[Some records]
###
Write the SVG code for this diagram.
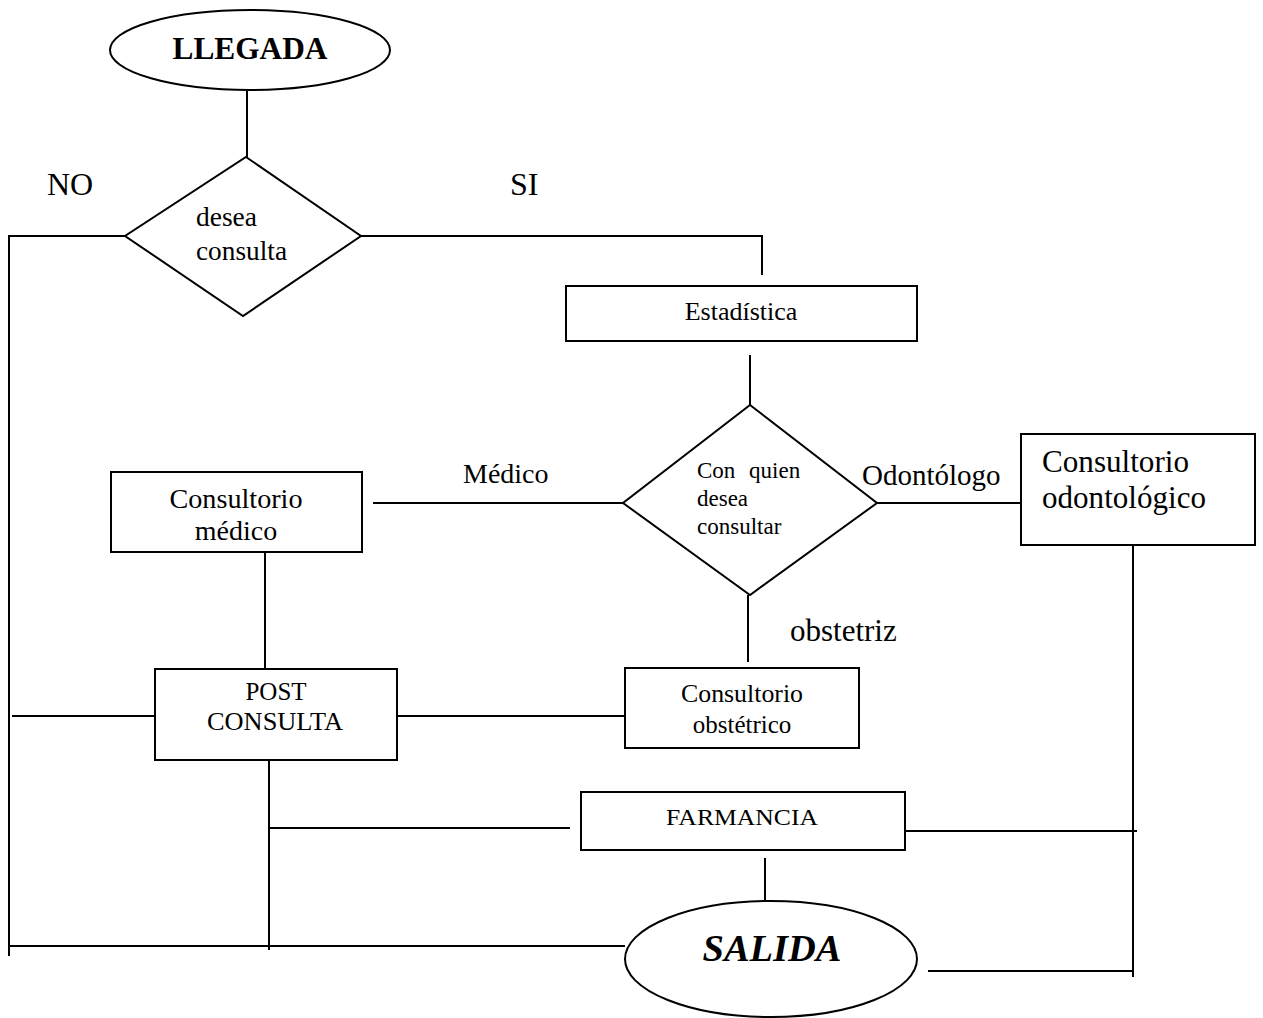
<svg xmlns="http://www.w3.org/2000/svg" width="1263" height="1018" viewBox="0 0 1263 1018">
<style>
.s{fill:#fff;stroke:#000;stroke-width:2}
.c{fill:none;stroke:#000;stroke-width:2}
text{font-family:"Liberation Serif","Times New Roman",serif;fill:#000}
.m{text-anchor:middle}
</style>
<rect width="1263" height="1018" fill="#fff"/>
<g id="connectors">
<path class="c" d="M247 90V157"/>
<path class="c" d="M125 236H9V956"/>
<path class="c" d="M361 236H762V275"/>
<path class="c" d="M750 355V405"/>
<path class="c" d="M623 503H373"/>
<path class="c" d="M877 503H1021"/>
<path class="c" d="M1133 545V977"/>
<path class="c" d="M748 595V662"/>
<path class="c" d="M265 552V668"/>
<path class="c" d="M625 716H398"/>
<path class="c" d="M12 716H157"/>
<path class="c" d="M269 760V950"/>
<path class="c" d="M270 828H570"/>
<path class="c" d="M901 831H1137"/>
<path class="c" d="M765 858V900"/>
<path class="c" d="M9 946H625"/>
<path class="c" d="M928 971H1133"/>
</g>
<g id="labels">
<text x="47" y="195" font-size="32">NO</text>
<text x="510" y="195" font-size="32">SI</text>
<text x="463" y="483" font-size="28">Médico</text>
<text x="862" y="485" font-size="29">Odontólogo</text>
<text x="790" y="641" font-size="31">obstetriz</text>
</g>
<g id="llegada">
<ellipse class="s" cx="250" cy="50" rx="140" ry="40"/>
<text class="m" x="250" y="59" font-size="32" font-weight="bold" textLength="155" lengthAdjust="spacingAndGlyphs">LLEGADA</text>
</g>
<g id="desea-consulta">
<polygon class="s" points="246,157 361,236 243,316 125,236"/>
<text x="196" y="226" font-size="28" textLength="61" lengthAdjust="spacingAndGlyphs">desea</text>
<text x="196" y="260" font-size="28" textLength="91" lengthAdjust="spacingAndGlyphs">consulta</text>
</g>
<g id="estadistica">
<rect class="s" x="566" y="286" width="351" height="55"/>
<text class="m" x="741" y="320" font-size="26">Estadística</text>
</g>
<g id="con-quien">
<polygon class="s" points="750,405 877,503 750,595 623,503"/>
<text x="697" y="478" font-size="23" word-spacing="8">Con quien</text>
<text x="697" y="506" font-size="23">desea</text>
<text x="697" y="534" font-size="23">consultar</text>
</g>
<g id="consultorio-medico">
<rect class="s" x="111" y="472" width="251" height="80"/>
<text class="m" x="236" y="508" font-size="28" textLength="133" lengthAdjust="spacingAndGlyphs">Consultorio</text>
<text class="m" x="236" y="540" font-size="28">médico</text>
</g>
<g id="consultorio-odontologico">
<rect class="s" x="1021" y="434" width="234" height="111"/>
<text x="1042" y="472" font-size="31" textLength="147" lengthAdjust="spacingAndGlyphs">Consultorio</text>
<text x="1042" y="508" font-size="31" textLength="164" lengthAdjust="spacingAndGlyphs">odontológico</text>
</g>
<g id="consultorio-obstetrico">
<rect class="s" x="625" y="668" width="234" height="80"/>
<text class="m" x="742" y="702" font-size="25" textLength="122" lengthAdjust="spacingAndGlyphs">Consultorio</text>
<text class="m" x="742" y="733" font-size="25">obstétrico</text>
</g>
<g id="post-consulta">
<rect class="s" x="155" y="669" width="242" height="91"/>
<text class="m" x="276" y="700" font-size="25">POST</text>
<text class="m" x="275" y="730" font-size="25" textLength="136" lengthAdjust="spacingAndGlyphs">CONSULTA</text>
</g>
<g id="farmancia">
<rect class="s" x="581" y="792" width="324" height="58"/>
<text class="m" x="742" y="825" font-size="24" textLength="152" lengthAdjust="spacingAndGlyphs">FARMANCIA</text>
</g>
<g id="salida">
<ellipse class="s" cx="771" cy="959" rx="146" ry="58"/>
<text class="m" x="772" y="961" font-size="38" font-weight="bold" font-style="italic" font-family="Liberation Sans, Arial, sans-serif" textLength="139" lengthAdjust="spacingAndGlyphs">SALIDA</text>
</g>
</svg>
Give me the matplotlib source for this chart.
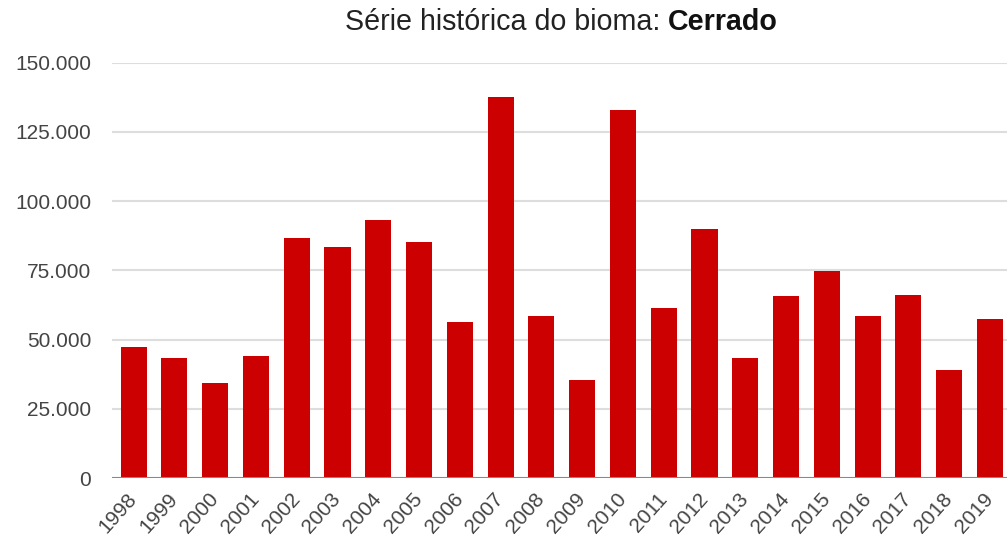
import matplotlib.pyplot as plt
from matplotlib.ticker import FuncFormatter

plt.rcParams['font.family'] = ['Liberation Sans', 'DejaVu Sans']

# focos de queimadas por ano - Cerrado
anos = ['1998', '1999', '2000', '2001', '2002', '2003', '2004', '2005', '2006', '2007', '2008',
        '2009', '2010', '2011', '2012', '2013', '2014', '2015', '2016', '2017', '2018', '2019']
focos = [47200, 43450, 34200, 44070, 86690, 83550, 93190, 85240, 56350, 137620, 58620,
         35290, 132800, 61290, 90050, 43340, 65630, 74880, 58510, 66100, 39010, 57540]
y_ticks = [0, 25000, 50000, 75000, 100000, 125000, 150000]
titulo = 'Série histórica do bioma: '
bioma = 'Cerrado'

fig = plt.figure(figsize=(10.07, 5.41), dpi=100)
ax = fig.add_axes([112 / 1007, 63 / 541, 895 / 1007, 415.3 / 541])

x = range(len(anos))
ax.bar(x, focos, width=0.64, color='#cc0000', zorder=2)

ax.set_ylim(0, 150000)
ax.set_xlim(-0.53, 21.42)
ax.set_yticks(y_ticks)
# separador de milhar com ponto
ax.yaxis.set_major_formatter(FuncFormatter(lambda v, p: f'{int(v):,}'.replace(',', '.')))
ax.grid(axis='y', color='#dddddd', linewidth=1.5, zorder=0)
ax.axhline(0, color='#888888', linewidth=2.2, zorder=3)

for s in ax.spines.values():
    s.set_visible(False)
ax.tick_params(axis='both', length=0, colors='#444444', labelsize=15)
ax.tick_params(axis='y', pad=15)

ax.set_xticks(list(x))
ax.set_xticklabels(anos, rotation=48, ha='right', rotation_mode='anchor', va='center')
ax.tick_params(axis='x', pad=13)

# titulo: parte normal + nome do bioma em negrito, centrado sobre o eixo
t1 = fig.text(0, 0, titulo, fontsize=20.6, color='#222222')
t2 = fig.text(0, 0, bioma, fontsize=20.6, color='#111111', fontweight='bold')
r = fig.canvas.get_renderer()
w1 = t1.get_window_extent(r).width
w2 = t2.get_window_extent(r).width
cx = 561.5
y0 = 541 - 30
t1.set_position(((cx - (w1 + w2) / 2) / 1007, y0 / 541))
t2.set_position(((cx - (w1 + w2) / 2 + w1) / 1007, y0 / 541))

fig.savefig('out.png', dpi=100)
###
▶ What the task requires
Pick out all lines containing the string "matplotlib".

▶ Exercise solution
Give me the matplotlib source for this chart.
import matplotlib.pyplot as plt
from matplotlib.ticker import FuncFormatter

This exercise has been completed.